Although it’s taken awhile to catch on, The Nielsen Company reported that more than 50 percent of the United States is now watching television in HD, which is up 189 percent from the first quarter in 2008. If the stats for people watching HD are any reflection of 3D and Google TV’s potential, television’s overall popularity could be on the rise. Nielsen also found people who have high-definition television sets are actually watching 3 percent more primetime programming.

“I think the best quality content had been put on HD – if you’re a fan of ‘24’ or ‘Lost,’ these were some of the first action series to be put on HD. I think the really high budget, widely advertised content is on HD,” he said. And since people invested a certain amount of money in purchasing an HD TV, those viewers want to make sure they invest a certain amount of time into their purchase as well. Even so, Gonzales said there’s still a bit of a challenge with HD becoming the standard. Major news channels have it, but many local stations don’t. Many popular old reruns were made before the advent of HD and so will remain in standard definition.
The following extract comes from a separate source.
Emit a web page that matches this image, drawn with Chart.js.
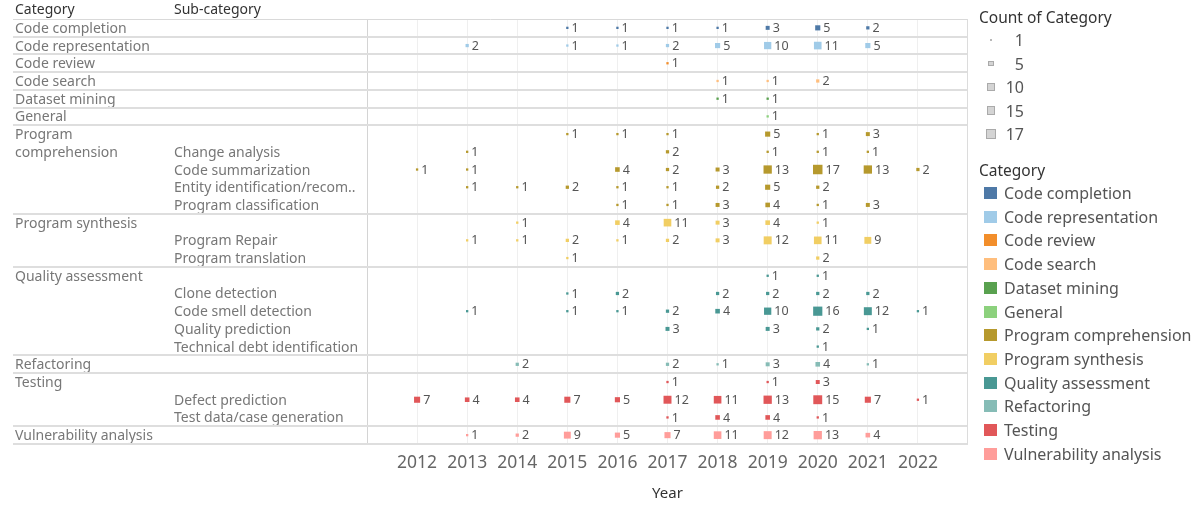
<!DOCTYPE html>
<html><head><meta charset="utf-8">
<script src="https://cdn.jsdelivr.net/npm/chart.js@4"></script>
<style>
html,body{margin:0;padding:0;background:#fff;}
#wrap{position:relative;width:1201px;height:506px;overflow:hidden;}
#c{position:absolute;left:0;top:0;}
#legend{position:absolute;left:0;top:0;width:1201px;height:506px;font-family:"Noto Sans",sans-serif;pointer-events:none;}
.lt{position:absolute;left:979px;font-size:15.5px;color:#333;line-height:20px;white-space:nowrap;}
.li{position:absolute;font-size:16px;color:#555;line-height:20px;white-space:nowrap;}
.sw{position:absolute;}
</style></head>
<body>
<div id="wrap"><canvas id="c" width="1201" height="506"></canvas><div id="legend"></div></div>
<script>
const years = [2012, 2013, 2014, 2015, 2016, 2017, 2018, 2019, 2020, 2021, 2022];

const categories = ['Code completion', 'Code representation', 'Code review', 'Code search', 'Dataset mining', 'General',
  'Program comprehension', 'Program synthesis', 'Quality assessment', 'Refactoring', 'Testing', 'Vulnerability analysis'];
const categoryColors = ['#4e79a7', '#a0cbe8', '#f28e2b', '#ffbe7d', '#59a14f', '#8cd17d',
  '#b6992d', '#f1ce63', '#499894', '#86bcb6', '#e15759', '#ff9d9a'];

const categoryColumnLabels = ['Code completion', 'Code representation', 'Code review', 'Code search', 'Dataset mining', 'General',
  'Program', 'comprehension', '', '', '', 'Program synthesis', '', '', 'Quality assessment', '', '', '', '',
  'Refactoring', 'Testing', '', '', 'Vulnerability analysis'];
const subCategoryLabels = ['', '', '', '', '', '', '', 'Change analysis', 'Code summarization', 'Entity identification/recom..',
  'Program classification', '', 'Program Repair', 'Program translation', '', 'Clone detection', 'Code smell detection',
  'Quality prediction', 'Technical debt identification', '', '', 'Defect prediction', 'Test data/case generation', ''];
const rowCategoryIndex = [0, 1, 2, 3, 4, 5, 6, 6, 6, 6, 6, 7, 7, 7, 8, 8, 8, 8, 8, 9, 10, 10, 10, 11];

// counts per row, one value per year (null = no paper)
const rowCodeCompletion        = [null, null, null, 1, 1, 1, 1, 3, 5, 2, null];
const rowCodeRepresentation    = [null, 2, null, 1, 1, 2, 5, 10, 11, 5, null];
const rowCodeReview            = [null, null, null, null, null, 1, null, null, null, null, null];
const rowCodeSearch            = [null, null, null, null, null, null, 1, 1, 2, null, null];
const rowDatasetMining         = [null, null, null, null, null, null, 1, 1, null, null, null];
const rowGeneral               = [null, null, null, null, null, null, null, 1, null, null, null];
const rowProgramComprehension  = [null, null, null, 1, 1, 1, null, 5, 1, 3, null];
const rowChangeAnalysis        = [null, 1, null, null, null, 2, null, 1, 1, 1, null];
const rowCodeSummarization     = [1, 1, null, null, 4, 2, 3, 13, 17, 13, 2];
const rowEntityIdentification  = [null, 1, 1, 2, 1, 1, 2, 5, 2, null, null];
const rowProgramClassification = [null, null, null, null, 1, 1, 3, 4, 1, 3, null];
const rowProgramSynthesis      = [null, null, 1, null, 4, 11, 3, 4, 1, null, null];
const rowProgramRepair         = [null, 1, 1, 2, 1, 2, 3, 12, 11, 9, null];
const rowProgramTranslation    = [null, null, null, 1, null, null, null, null, 2, null, null];
const rowQualityAssessment     = [null, null, null, null, null, null, null, 1, 1, null, null];
const rowCloneDetection        = [null, null, null, 1, 2, null, 2, 2, 2, 2, null];
const rowCodeSmellDetection    = [null, 1, null, 1, 1, 2, 4, 10, 16, 12, 1];
const rowQualityPrediction     = [null, null, null, null, null, 3, null, 3, 2, 1, null];
const rowTechnicalDebt         = [null, null, null, null, null, null, null, null, 1, null, null];
const rowRefactoring           = [null, null, 2, null, null, 2, 1, 3, 4, 1, null];
const rowTesting               = [null, null, null, null, null, 1, null, 1, 3, null, null];
const rowDefectPrediction      = [7, 4, 4, 7, 5, 12, 11, 13, 15, 7, 1];
const rowTestDataGeneration    = [null, null, null, null, null, 1, 4, 4, 1, null, null];
const rowVulnerabilityAnalysis = [null, 1, 2, 9, 5, 7, 11, 12, 13, 4, null];

const rowValues = [rowCodeCompletion, rowCodeRepresentation, rowCodeReview, rowCodeSearch, rowDatasetMining, rowGeneral,
  rowProgramComprehension, rowChangeAnalysis, rowCodeSummarization, rowEntityIdentification, rowProgramClassification,
  rowProgramSynthesis, rowProgramRepair, rowProgramTranslation, rowQualityAssessment, rowCloneDetection,
  rowCodeSmellDetection, rowQualityPrediction, rowTechnicalDebt, rowRefactoring, rowTesting, rowDefectPrediction,
  rowTestDataGeneration, rowVulnerabilityAnalysis];

const sizeLegendValues = [1, 5, 10, 15, 17];

const FONT = '"Noto Sans", sans-serif';
Chart.defaults.font.family = FONT;

function sideFor(count) { return 2.3 * Math.sqrt(count); }

const datasets = categories.map((name, c) => {
  const data = [];
  rowValues.forEach((vals, r) => {
    if (rowCategoryIndex[r] !== c) return;
    vals.forEach((v, j) => { if (v != null) data.push({ x: years[j], y: r, count: v }); });
  });
  return {
    label: name, data, xAxisID: 'x', yAxisID: 'y', backgroundColor: categoryColors[c], borderWidth: 0,
    pointStyle: 'rect', pointBorderWidth: 0,
    pointRadius: ctx => sideFor(ctx.raw.count) / Math.SQRT2,
    pointHoverRadius: ctx => sideFor(ctx.raw.count) / Math.SQRT2
  };
});

// category group boundaries (between rows)
const groupBoundaries = [];
for (let r = 1; r < rowCategoryIndex.length; r++) {
  if (rowCategoryIndex[r] !== rowCategoryIndex[r - 1]) groupBoundaries.push(r - 0.5);
}

const framePlugin = {
  id: 'frame',
  beforeDatasetsDraw(chart) {
    const { ctx, chartArea } = chart;
    const ys = chart.scales.y;
    ctx.save();
    ctx.strokeStyle = '#d9d9d9';
    ctx.lineWidth = 1;
    const yt = Math.round(ys.getPixelForValue(-0.5)) + 0.5;
    ctx.beginPath(); ctx.moveTo(13, yt); ctx.lineTo(chartArea.right, yt); ctx.stroke();
    ctx.lineWidth = 2;
    ctx.strokeStyle = '#dedede';
    groupBoundaries.concat([rowCategoryIndex.length - 0.5]).forEach(b => {
      const y = Math.round(ys.getPixelForValue(b));
      ctx.beginPath(); ctx.moveTo(13, y); ctx.lineTo(chartArea.right, y); ctx.stroke();
    });
    ctx.lineWidth = 1;
    ctx.strokeStyle = '#dcdcdc';
    const xr = Math.round(chartArea.right) - 0.5;
    ctx.beginPath(); ctx.moveTo(xr, chartArea.top); ctx.lineTo(xr, chartArea.bottom); ctx.stroke();
    ctx.fillStyle = '#333';
    ctx.font = '14px ' + FONT;
    ctx.textBaseline = 'middle';
    ctx.textAlign = 'left';
    ctx.fillText('Category', chart.scales.yCat.left, 10);
    ctx.fillText('Sub-category', chart.scales.y.left, 10);
    ctx.restore();
  },
  afterDatasetsDraw(chart) {
    const { ctx } = chart;
    ctx.save();
    ctx.font = '12.5px ' + FONT;
    ctx.fillStyle = '#555';
    ctx.textBaseline = 'middle';
    ctx.textAlign = 'left';
    chart.data.datasets.forEach((ds, i) => {
      const meta = chart.getDatasetMeta(i);
      meta.data.forEach((el, k) => {
        const cnt = ds.data[k].count;
        ctx.fillText(String(cnt), el.x + sideFor(cnt) / 2 + 3, el.y + 0.5);
      });
    });
    ctx.restore();
  }
};

new Chart(document.getElementById('c'), {
  type: 'scatter',
  data: { datasets },
  options: {
    responsive: false,
    animation: false,
    events: [],
    layout: { padding: { left: 15, top: 19, right: 233, bottom: 0 } },
    plugins: { legend: { display: false }, tooltip: { enabled: false } },
    scales: {
      x: {
        type: 'linear', position: 'bottom', min: 2011, max: 2023,
        afterBuildTicks: s => { s.ticks = years.map(v => ({ value: v })); },
        afterFit: s => { s.height = 62; },
        grid: { color: '#efefef', lineWidth: 1, drawTicks: false },
        border: { display: false },
        ticks: { callback: v => String(v), font: { size: 17.5 }, color: '#666', padding: 9, maxRotation: 0, autoSkip: false },
        title: { display: true, text: 'Year', font: { size: 15 }, color: '#333', padding: { top: 0, bottom: 3 } }
      },
      y: {
        type: 'linear', position: 'left', reverse: true, min: -0.5, max: 23.5, weight: 0,
        afterBuildTicks: s => { s.ticks = subCategoryLabels.map((_, i) => ({ value: i })); },
        afterFit: s => { s.width = 193; },
        ticks: { callback: v => subCategoryLabels[v] ?? '', crossAlign: 'far', labelOffset: 1, font: { size: 14 }, color: '#777', padding: 0, autoSkip: false },
        grid: { display: false, drawTicks: false },
        border: { display: true, color: '#d4d4d4', width: 1 }
      },
      yCat: {
        type: 'linear', position: 'left', reverse: true, min: -0.5, max: 23.5, weight: 1,
        afterBuildTicks: s => { s.ticks = categoryColumnLabels.map((_, i) => ({ value: i })); },
        afterFit: s => { s.width = 159; },
        ticks: { callback: v => categoryColumnLabels[v] ?? '', crossAlign: 'far', labelOffset: 1, font: { size: 14 }, color: '#777', padding: 0, autoSkip: false },
        grid: { display: false, drawTicks: false },
        border: { display: false }
      }
    }
  },
  plugins: [framePlugin]
});

// HTML legends
const lg = document.getElementById('legend');
function add(el) { lg.appendChild(el); return el; }
const t1 = document.createElement('div'); t1.className = 'lt'; t1.style.top = '7px'; t1.textContent = 'Count of Category'; add(t1);
sizeLegendValues.forEach((v, i) => {
  const cy = 40 + i * 23.5;
  const s = sideFor(v);
  const sq = document.createElement('div'); sq.className = 'sw';
  sq.style.cssText = `left:${991 - s / 2}px;top:${cy - s / 2}px;width:${s}px;height:${s}px;background:#d4d4d4;box-sizing:border-box;border:${v > 1 ? 1 : 0}px solid #aaa;` + (v === 1 ? 'background:#b8b8b8;' : '');
  add(sq);
  const tx = document.createElement('div'); tx.className = 'li';
  tx.style.cssText = `right:${1201 - 1024}px;top:${cy - 10}px;text-align:right;`;
  tx.textContent = String(v); add(tx);
});
const t2 = document.createElement('div'); t2.className = 'lt'; t2.style.top = '160px'; t2.textContent = 'Category'; add(t2);
categories.forEach((name, i) => {
  const cy = 193 + i * 23.7;
  const sq = document.createElement('div'); sq.className = 'sw';
  sq.style.cssText = `left:984px;top:${cy - 6}px;width:13px;height:12px;background:${categoryColors[i]};`;
  add(sq);
  const tx = document.createElement('div'); tx.className = 'li';
  tx.style.cssText = `left:1004px;top:${cy - 10}px;`;
  tx.textContent = name; add(tx);
});
</script>
</body></html>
Tom Butts, editor in chief of TV Technology, echoes the sentiment. While network television has realized “this is the future,” Butts said, it’s frustrating that local broadcast stations have failed to adopt HD just as quickly. Even so, the NYT claims it is the “fastest adoption of TV technology since the VCR hit store shelves in the 1980s.”

Will 3D and Google TV catch on as fast? “It’s hard to say, I don’t think 3D is going to be as ubiquitous as people think it’s going to be,” Butts said. Meanwhile, Google TV has the potential to thoroughly confuse the very definition of TV, he noted. “Ten years ago we were talking about how every website could conceivably be its own TV channel,” he said. TV is still fairly rigid, he noted. But there is everything on the Internet. “Any kind of programming is really going to alter the whole categorization. How do you define a program anymore?”

For that matter, how do you define TV anymore? These days television is more than just a box in the family room; it can mean what someone is watching on an iPhone, iPad or laptop. “In the end, it’s just video and audio,” Butts said. As the industry continues to adopt new technologies while merging with older ones, it looks as if television as we know it will be redefined.